The political empathy gap

The structural problems in American political discourse are legion. Polarized interests, corporate and special interests, the news/hype cycle, and pundits who serve no real political purpose but exist only as media entities. All of it conspires to misdirect discussions of where our country is, where it needs to go, and how to get there.

Underlying all that is a serious problem. There are two sides to every issue (or so we’re told), and they cannot fathom each other’s position. Empathy is not a characteristic of American politics.

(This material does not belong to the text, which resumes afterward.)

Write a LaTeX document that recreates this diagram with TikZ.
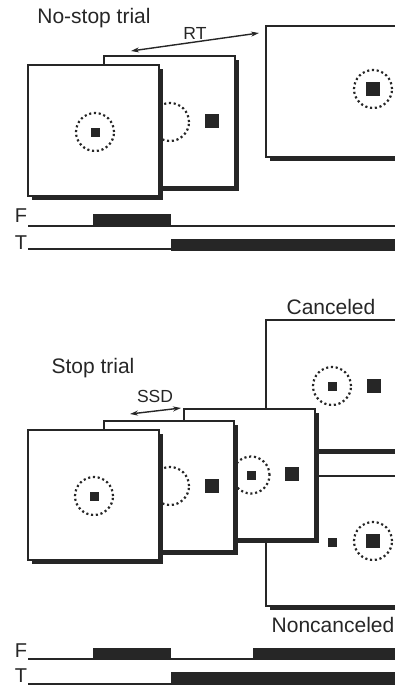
\documentclass[tikz,border=0pt]{standalone}
\usepackage{fontspec}
\setmainfont{Liberation Sans}
\usetikzlibrary{arrows.meta}
\definecolor{ink}{HTML}{262626}
\begin{document}
\begin{tikzpicture}[x=1pt,y=-1pt,
  screen/.style={draw=ink,fill=white,line width=2pt},
  ring/.style={draw=ink,line width=2.2pt,dash pattern=on 2.1pt off 2.7pt},
  fix/.style={fill=ink,inner sep=0pt,minimum size=9pt},
  tgt/.style={fill=ink,inner sep=0pt,minimum size=14.5pt},
  title/.style={font=\fontsize{21}{24}\selectfont,text=ink},
  small/.style={font=\fontsize{17.5}{20}\selectfont,text=ink},
  chan/.style={font=\fontsize{20}{22}\selectfont,text=ink},
  trace/.style={draw=ink,line width=1.5pt},
  span/.style={draw=ink,line width=1.4pt,{Stealth[length=8pt,width=5pt]}-{Stealth[length=8pt,width=5pt]}}]
\useasboundingbox (0,0) rectangle (395,686);
\clip (0,0) rectangle (395,686);
% no-stop trial
\node[title] (nostop) at (94,18) {No-stop trial};
\fill[ink] (270,30) rectangle (404,161);
\draw[screen] (266,26) rectangle (400,157);
\draw[ring] (373,89) circle (19pt);
\node[tgt] (tgt3) at (373,89) {};
\fill[ink] (108,60) rectangle (239,191);
\draw[screen] (104,56) rectangle (235,187);
\draw[ring] (170,122) circle (19pt);
\node[tgt] (tgt2) at (212,121) {};
\fill[ink] (32,69) rectangle (163,200);
\draw[screen] (28,65) rectangle (159,196);
\draw[ring] (95,132) circle (19pt);
\node[fix] (fix1) at (95,132) {};
\node[small] (rt) at (195,33) {RT};
\coordinate (rt-a) at (131,51);
\coordinate (rt-b) at (259,33);
\draw[span] (rt-a) -- (rt-b);
% traces
\node[chan] (f1) at (21,216) {F};
\draw[trace] (28,226) -- (400,226);
\fill[ink] (93,214) rectangle (171,227);
\node[chan] (t1) at (21,243) {T};
\draw[trace] (28,249) -- (171,249);
\fill[ink] (171,239) rectangle (400,250.5);
% stop trial
\node[title] (stop) at (93,368) {Stop trial};
\node[title] (canc) at (331,307) {Canceled};
\node[title] (nonc) at (333,625) {Noncanceled};
\fill[ink] (270,324) rectangle (404,454);
\draw[screen] (266,320) rectangle (400,450);
\draw[ring] (332,386) circle (19pt);
\node[fix] (fix4) at (332,386) {};
\node[tgt] (tgt4) at (374,386) {};
\fill[ink] (270,480) rectangle (404,610);
\draw[screen] (266,476) rectangle (400,606);
\node[fix] (fix5) at (332,542) {};
\draw[ring] (373,541) circle (19pt);
\node[tgt] (tgt5) at (373,541) {};
\fill[ink] (188,413) rectangle (319,543);
\draw[screen] (184,409) rectangle (315,539);
\draw[ring] (251,475) circle (18.5pt);
\node[fix] (fix6) at (251,475) {};
\node[tgt] (tgt6) at (292,474) {};
\fill[ink] (108,425) rectangle (238,555);
\draw[screen] (104,421) rectangle (234,551);
\draw[ring] (170,486) circle (19pt);
\node[tgt] (tgt7) at (212,486) {};
\fill[ink] (32,434) rectangle (163,564);
\draw[screen] (28,430) rectangle (159,560);
\draw[ring] (94,496) circle (19pt);
\node[fix] (fix8) at (94,496) {};
\node[small] (ssd) at (155,396) {SSD};
\coordinate (ssd-a) at (130,414);
\coordinate (ssd-b) at (181,408);
\draw[span] (ssd-a) -- (ssd-b);
% traces
\node[chan] (f2) at (21,651) {F};
\draw[trace] (28,659) -- (400,659);
\fill[ink] (93,648) rectangle (171,660);
\fill[ink] (253,648) rectangle (400,660);
\node[chan] (t2) at (21,676) {T};
\draw[trace] (28,684) -- (171,684);
\fill[ink] (171,672) rectangle (400,685);
\end{tikzpicture}
\end{document}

This manifests itself everywhere. Dismissive rhetoric, talking past each other, insulting jabs, moral grandstanding, dehumanizing the other side, binary reasoning, and violent propaganda. Were it the case that conservatives and progressives could understand each others goals, fears, and dreams, these problems would exist on the fringe rather than the mainstream.

Intellectual empathy is a hard thing to come by. We all want to be winners, firmly on the side of the virtuous good. To accept that there is something valid in one’s debate opponent is challenging. To go further and accept ambiguity and uncertainty is even more difficult. It would seem that a majority would prefer comfort in wrongness rather than face up to a world where their side is not that of the virtuous good.

I’m not sure how one learns these things other than seeking out new ideas and opinions. Even then, there’s the intuition to sort the wheat from the chaff, the practice from the principle, the solid thinkers from the eccentrics. Political empathy is perhaps (but hopefully not) the endpoint on an intellectual journey that a pop culture is ill suited to embark upon.

I can’t say that my grasp on the problem is good enough to suggest solutions. Perhaps humor, perhaps better education, perhaps breaking bread, perhaps more journalists growing a spine. I should hope it happens soon, because I’m getting pretty tired of how cynical I am of what politics has become.